Exercise objective: Return the number of lines in which the word "matplotlib" appears; add nothing else.

Extracted data:
◇ ◇ ◇ ◇ ◇ ◇ ◇
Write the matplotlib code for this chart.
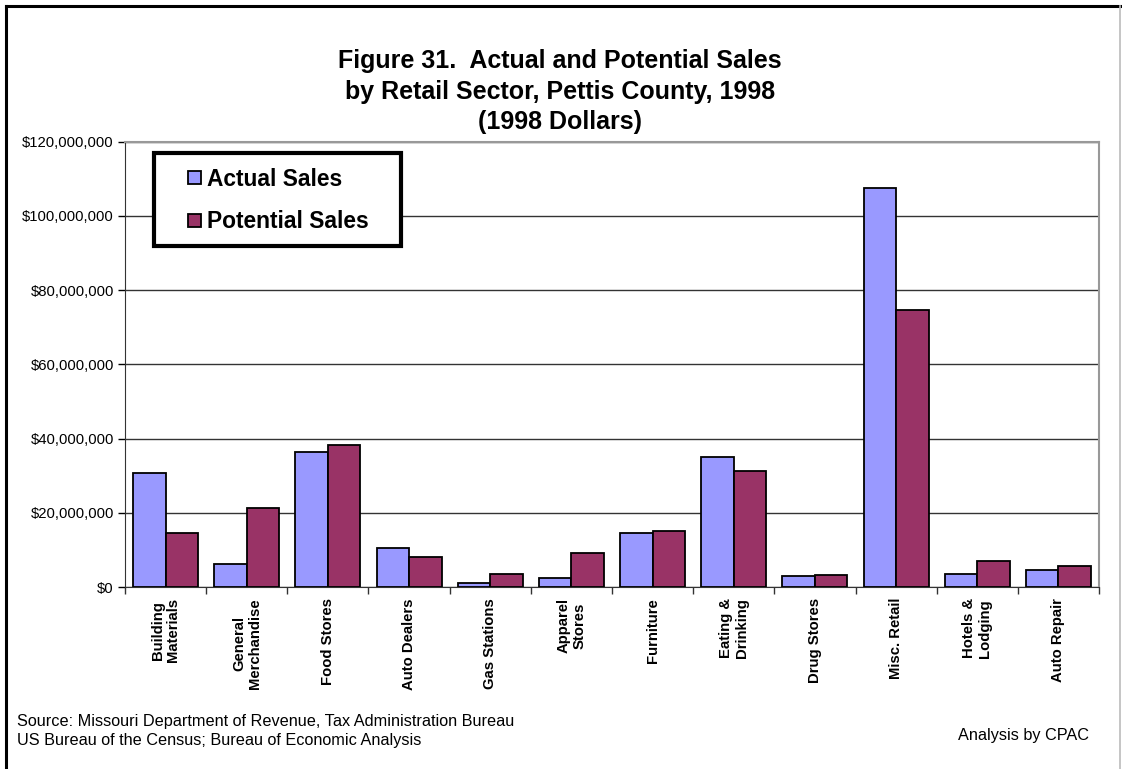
import matplotlib.pyplot as plt
import numpy as np
from matplotlib.lines import Line2D
from matplotlib.patches import Rectangle
from matplotlib.ticker import FuncFormatter

# retail sectors and sales (millions of 1998 dollars)
sectors = ["Building\nMaterials", "General\nMerchandise", "Food Stores", "Auto Dealers",
           "Gas Stations", "Apparel\nStores", "Furniture", "Eating &\nDrinking",
           "Drug Stores", "Misc. Retail", "Hotels &\nLodging", "Auto Repair"]
actual = [30.6, 6.2, 36.3, 10.6, 1.2, 2.3, 14.6, 34.9, 3.0, 107.6, 3.5, 4.6]
potential = [14.5, 21.4, 38.3, 8.2, 3.4, 9.2, 15.0, 31.3, 3.2, 74.7, 7.1, 5.7]
series_names = ["Actual Sales", "Potential Sales"]
series_colors = ["#9999FF", "#993366"]

plt.rcParams['font.family'] = ['Liberation Sans', 'DejaVu Sans']

W, H = 1122, 769
fig = plt.figure(figsize=(W / 100, H / 100), dpi=100)
ax = fig.add_axes([125 / W, 1 - 587 / H, (1099 - 125) / W, (587 - 141.5) / H])

x = np.arange(len(sectors))
bw = 0.40
ax.bar(x - bw / 2, np.array(actual) * 1e6, bw, color=series_colors[0], edgecolor="black",
       linewidth=1.3, zorder=3)
ax.bar(x + bw / 2, np.array(potential) * 1e6, bw, color=series_colors[1], edgecolor="black",
       linewidth=1.3, zorder=3)

ax.set_xlim(-0.5, len(sectors) - 0.5)
ax.set_ylim(0, 120e6)
ax.set_yticks(np.arange(0, 120e6 + 1, 20e6))
ax.yaxis.set_major_formatter(FuncFormatter(lambda v, p: "${:,.0f}".format(v)))
ax.yaxis.grid(True, color="#333333", linewidth=1.0, zorder=0)
ax.tick_params(axis="y", labelsize=10.7, length=5, width=1, pad=3, direction="out")

# category labels at centres, separator ticks between categories
ax.set_xticks(x)
ax.set_xticklabels(sectors, rotation=90, fontsize=10.7, fontweight="bold",
                   va="top", ha="center", multialignment="center", linespacing=1.15)
ax.tick_params(axis="x", which="major", length=0, pad=8)
ax.set_xticks(np.arange(-0.5, len(sectors) + 0.5, 1), minor=True)
ax.tick_params(axis="x", which="minor", length=5, width=1, color="#333333")

for side in ["top", "right"]:
    ax.spines[side].set_color("#999999")
    ax.spines[side].set_linewidth(1.5)
ax.spines["left"].set_color("#333333")
ax.spines["bottom"].set_color("#333333")

# legend box
fig.add_artist(Rectangle((154 / W, 1 - 246 / H), (401 - 154) / W, (246 - 153) / H,
                         transform=fig.transFigure, facecolor="white", edgecolor="black",
                         linewidth=3, zorder=5))
for i, (name, col) in enumerate(zip(series_names, series_colors)):
    yc = 179 + 43 * i
    fig.add_artist(Rectangle((188 / W, 1 - (yc - 2 + 7) / H), 13 / W, 13 / H,
                             transform=fig.transFigure, facecolor=col, edgecolor="black",
                             linewidth=1.3, zorder=6))
    fig.text(207 / W, 1 - yc / H, name, ha="left", va="center", fontsize=16.4,
             fontweight="bold", zorder=6)

title_lines = ["Figure 31.  Actual and Potential Sales",
               "by Retail Sector, Pettis County, 1998",
               "(1998 Dollars)"]
for i, line in enumerate(title_lines):
    fig.text(560 / W, 1 - (61 + 30.5 * i) / H, line, ha="center", va="center",
             fontsize=18, fontweight="bold")

fig.text(17 / W, 1 - 721.5 / H, "Source: Missouri Department of Revenue, Tax Administration Bureau",
         ha="left", va="center", fontsize=11.7)
fig.text(17 / W, 1 - 741 / H, "US Bureau of the Census; Bureau of Economic Analysis",
         ha="left", va="center", fontsize=11.7)
fig.text(1089 / W, 1 - 735.5 / H, "Analysis by CPAC", ha="right", va="center", fontsize=11.7)

# outer frame around the chart
fig.add_artist(Line2D([6 / W, 6 / W], [0, 1 - 6 / H], color="black", linewidth=2.2))
fig.add_artist(Line2D([6 / W, 1120 / W], [1 - 6 / H, 1 - 6 / H], color="black", linewidth=2.2))
fig.add_artist(Line2D([1120 / W, 1120 / W], [0, 1 - 6 / H], color="#bbbbbb", linewidth=1.2))

fig.savefig("out.png", dpi=100)
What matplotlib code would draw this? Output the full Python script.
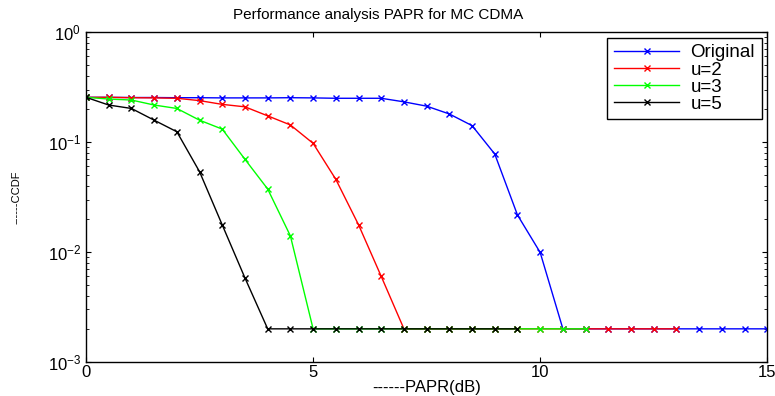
import matplotlib
matplotlib.use('Agg')
import matplotlib.pyplot as plt
import numpy as np

# PAPR (dB) e CCDF
x_orig = np.arange(0, 15.5, 0.5)
ccdf_orig = [0.255, 0.255, 0.254, 0.254, 0.253, 0.253, 0.252, 0.252, 0.252,
             0.253, 0.252, 0.250, 0.250, 0.250, 0.232, 0.212, 0.180, 0.141,
             0.0778, 0.0217, 0.0099, 0.002, 0.002, 0.002, 0.002, 0.002,
             0.002, 0.002, 0.002, 0.002, 0.002]

x_u2 = np.arange(0, 13.5, 0.5)
ccdf_u2 = [0.255, 0.255, 0.253, 0.252, 0.250, 0.238, 0.220, 0.209, 0.173,
           0.143, 0.0973, 0.0458, 0.0177, 0.0060, 0.002, 0.002, 0.002, 0.002,
           0.002, 0.002, 0.002, 0.002, 0.002, 0.002, 0.002, 0.002, 0.002]

x_u3 = np.arange(0, 11.5, 0.5)
ccdf_u3 = [0.255, 0.246, 0.241, 0.217, 0.202, 0.158, 0.131, 0.0696, 0.0374,
           0.014, 0.002, 0.002, 0.002, 0.002, 0.002, 0.002, 0.002, 0.002,
           0.002, 0.002, 0.002, 0.002, 0.002]

x_u5 = np.arange(0, 10.0, 0.5)
ccdf_u5 = [0.255, 0.217, 0.202, 0.158, 0.124, 0.0537, 0.0176, 0.0058, 0.002,
           0.002, 0.002, 0.002, 0.002, 0.002, 0.002, 0.002, 0.002, 0.002,
           0.002, 0.002]

plt.rcParams['font.family'] = ['Liberation Sans', 'DejaVu Sans']

fig = plt.figure(figsize=(7.75, 3.96), dpi=100)
ax = fig.add_axes([0.111, 0.086, 0.879, 0.833])

estilo = dict(marker='x', markersize=4, linewidth=1)
ax.semilogy(x_orig, ccdf_orig, color='#0000ff', label='Original', **estilo)
ax.semilogy(x_u2, ccdf_u2, color='#ff0000', label='u=2', **estilo)
ax.semilogy(x_u3, ccdf_u3, color='#00ff00', label='u=3', **estilo)
ax.semilogy(x_u5, ccdf_u5, color='black', label='u=5', **estilo)

ax.set_xlim(0, 15)
ax.set_ylim(1e-3, 1)
ax.set_xticks([0, 5, 10, 15])
ax.tick_params(which='both', direction='in', top=True, right=True, labelsize=12)
ax.tick_params(axis='x', which='minor', bottom=False, top=False)
ax.tick_params(axis='x', pad=2)
for s in ax.spines.values():
    s.set_linewidth(1)

# titulo levemente deslocado para a esquerda, como no original
ax.text(0.429, 1.03, 'Performance analysis PAPR for MC CDMA', transform=ax.transAxes,
        ha='center', va='bottom', fontsize=11)
ax.set_xlabel('------PAPR(dB)', fontsize=12, labelpad=0)
ax.set_ylabel('------CCDF', fontsize=8)
ax.yaxis.set_label_coords(-0.094, 0.5)

leg = ax.legend(loc='upper right', fontsize=13.5, handlelength=3.5, fancybox=False,
                edgecolor='black', framealpha=1, borderaxespad=0.3,
                labelspacing=0.0, handletextpad=0.6, borderpad=0.35)
leg.get_frame().set_linewidth(1)

fig.savefig('out.png', dpi=100)
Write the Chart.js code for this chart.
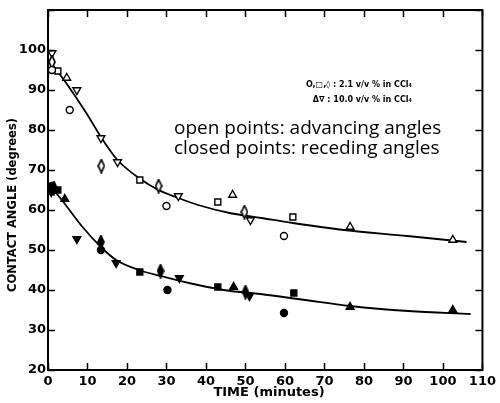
<!DOCTYPE html>
<html><head><meta charset="utf-8">
<script src="https://cdn.jsdelivr.net/npm/chart.js@4"></script>
<style>html,body{margin:0;padding:0;background:#fff}#wrap{width:500px;height:403px}</style>
</head><body><div id="wrap"><canvas id="c" width="500" height="403"></canvas></div>
<script>
// ---- data (time in minutes, contact angle in degrees) ----
// open points: advancing angles
const openCircleT   = [1, 5.5, 30, 59.75];
const openCircleY   = [95, 85, 61, 53.5];
const openSquareT   = [2.5, 23.25, 43, 62];
const openSquareY   = [94.75, 67.5, 62, 58.25];
const openDiamondT  = [1, 13.5, 28, 49.75];
const openDiamondY  = [97, 71, 66, 59.5];
const openUpT       = [4.75, 46.75, 76.5, 102.5];
const openUpY       = [93, 63.75, 55.75, 52.5];
const openDownT     = [1, 7.3, 13.4, 17.6, 33, 51.25];
const openDownY     = [99.25, 90, 78, 72, 63.5, 57.5];
// closed points: receding angles
const closedCircleT  = [1, 13.4, 30.25, 59.75];
const closedCircleY  = [66, 50, 40, 34.25];
const closedSquareT  = [2.5, 23.25, 43, 62.25];
const closedSquareY  = [65, 44.5, 40.75, 39.25];
const closedDiamondT = [1.5, 13.4, 28.5, 50];
const closedDiamondY = [65.5, 52, 44.75, 39.5];
const closedUpT      = [4.25, 47, 76.5, 102.5];
const closedUpY      = [62.75, 40.75, 35.75, 35];
const closedDownT    = [0.8, 7.3, 17.25, 33.25, 51];
const closedDownY    = [64.5, 52.75, 46.75, 43, 38.5];
// drawn curves
const upperCurveT = [1, 4.6, 9.7, 13.4, 17.6, 23, 28, 33, 38, 46, 54, 62, 75, 91, 106];
const upperCurveY = [96.5, 91.75, 84.25, 78.25, 72.5, 68, 65, 63, 61.25, 59.25, 58, 56.75, 55, 53.5, 52];
const lowerCurveT = [1, 3.5, 8.75, 13.4, 17.25, 23, 29.6, 38, 46.3, 53.8, 65, 76.5, 91.25, 107];
const lowerCurveY = [65.5, 62.5, 55.75, 50.75, 47.5, 45, 43.25, 41.25, 39.75, 39, 37.5, 36, 34.75, 34];
// axes
const xTickValues = [0,10,20,30,40,50,60,70,80,90,100,110];
const yTickValues = [20,30,40,50,60,70,80,90,100,110];
const yTickLabels = ['20','30','40','50','60','70','80','90','100',''];

function pts(ts, ys){ return ts.map((t,i)=>({x:t, y:ys[i]})); }

function diamondImg(filled){
  const c=document.createElement('canvas'); c.width=8; c.height=15;
  const g=c.getContext('2d');
  g.beginPath(); g.moveTo(4,1); g.lineTo(7,7.5); g.lineTo(4,14); g.lineTo(1,7.5); g.closePath();
  g.fillStyle=filled?'#000':'#fff'; g.fill();
  g.lineWidth=1.7; g.strokeStyle='#000'; g.stroke();
  return c;
}

function ptSet(ts, ys, style, filled, extra){
  return Object.assign({
    type:'scatter', data:pts(ts,ys), showLine:false,
    pointStyle:style, pointRadius:4, pointHoverRadius:4,
    pointBorderColor:'#000', pointBackgroundColor: filled?'#000':'#fff',
    pointBorderWidth:1.4
  }, extra||{});
}
function curve(ts, ys){
  return {type:'line', data:pts(ts,ys), showLine:true, borderColor:'#000', borderWidth:1.8,
    pointRadius:0, fill:false, cubicInterpolationMode:'monotone'};
}

const datasets = [
  ptSet(openCircleT, openCircleY, 'circle', false, {pointRadius:3.5}),
  ptSet(openSquareT, openSquareY, 'rect', false, {pointRadius:4.2}),
  ptSet(openDiamondT, openDiamondY, diamondImg(false), false),
  ptSet(openUpT, openUpY, 'triangle', false, {pointRadius:4.5}),
  ptSet(openDownT, openDownY, 'triangle', false, {pointRadius:4.5, pointRotation:180}),
  ptSet(closedCircleT, closedCircleY, 'circle', true, {pointRadius:3.5}),
  ptSet(closedSquareT, closedSquareY, 'rect', true, {pointRadius:4.2}),
  ptSet(closedDiamondT, closedDiamondY, diamondImg(true), true),
  ptSet(closedUpT, closedUpY, 'triangle', true, {pointRadius:4.5}),
  ptSet(closedDownT, closedDownY, 'triangle', true, {pointRadius:4.5, pointRotation:180}),
  curve(upperCurveT, upperCurveY),
  curve(lowerCurveT, lowerCurveY)
];

const framePlugin = {
  id:'frame',
  afterDraw(chart){
    const ctx=chart.ctx, a=chart.chartArea, xs=chart.scales.x, ys=chart.scales.y;
    ctx.save();
    ctx.strokeStyle='#000'; ctx.lineWidth=2;
    ctx.strokeRect(a.left, a.top, a.right-a.left, a.bottom-a.top);
    ctx.lineWidth=1.5;
    const L=7;
    ctx.beginPath();
    xTickValues.forEach(v=>{
      const p=Math.round(xs.getPixelForValue(v))+0.5;
      ctx.moveTo(p,a.bottom); ctx.lineTo(p,a.bottom-L);
      ctx.moveTo(p,a.top); ctx.lineTo(p,a.top+L);
    });
    yTickValues.forEach(v=>{
      const p=Math.round(ys.getPixelForValue(v))+0.5;
      ctx.moveTo(a.left,p); ctx.lineTo(a.left+L,p);
      ctx.moveTo(a.right,p); ctx.lineTo(a.right-L,p);
    });
    ctx.stroke();
    // axis titles
    ctx.fillStyle='#000';
    ctx.font='bold 13px "DejaVu Sans"';
    ctx.textAlign='center'; ctx.textBaseline='middle';
    ctx.fillText('TIME (minutes)', 269, 393);
    ctx.save();
    ctx.translate(13, 205); ctx.rotate(-Math.PI/2);
    ctx.font='bold 11.5px "DejaVu Sans"';
    ctx.fillText('CONTACT ANGLE (degrees)', 0, 0);
    ctx.restore();
    // annotations
    ctx.textAlign='right'; ctx.textBaseline='alphabetic';
    ctx.font='bold 8px "DejaVu Sans"';
    ctx.fillText('O,\u25A1,\u25CA : 2.1 v/v % in CCl\u2084', 412, 87);
    ctx.fillText('\u0394\u2207 : 10.0 v/v % in CCl\u2084', 412, 102);
    ctx.textAlign='left';
    ctx.font='19px "Open Sans"';
    ctx.fillText('open points: advancing angles', 174, 134);
    ctx.fillText('closed points: receding angles', 174, 154);
    ctx.restore();
  }
};

new Chart(document.getElementById('c'), {
  type:'scatter',
  data:{datasets},
  options:{
    responsive:false, animation:false,
    layout:{padding:{top:10, right:12, left:0, bottom:0}},
    plugins:{legend:{display:false}, tooltip:{enabled:false}},
    scales:{
      x:{type:'linear', min:0, max:110,
        afterBuildTicks(s){ s.ticks = xTickValues.map(v=>({value:v})); },
        afterFit(s){ s.height=33; },
        grid:{display:false, drawTicks:false}, border:{display:false},
        ticks:{padding:4, color:'#000', font:{family:'DejaVu Sans', size:13, weight:'bold'}, maxRotation:0, autoSkip:false}
      },
      y:{type:'linear', min:20, max:110,
        afterBuildTicks(s){ s.ticks = yTickValues.map(v=>({value:v})); },
        afterFit(s){ s.width=48; },
        grid:{display:false, drawTicks:false}, border:{display:false},
        ticks:{padding:2, color:'#000', font:{family:'DejaVu Sans', size:13, weight:'bold'}, autoSkip:false,
          callback:(v)=>yTickLabels[yTickValues.indexOf(v)] }
      }
    }
  },
  plugins:[framePlugin]
});
</script></body></html>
◇ ◇ ◇ ◇ ◇ ◇ ◇
Output of the exercise: 9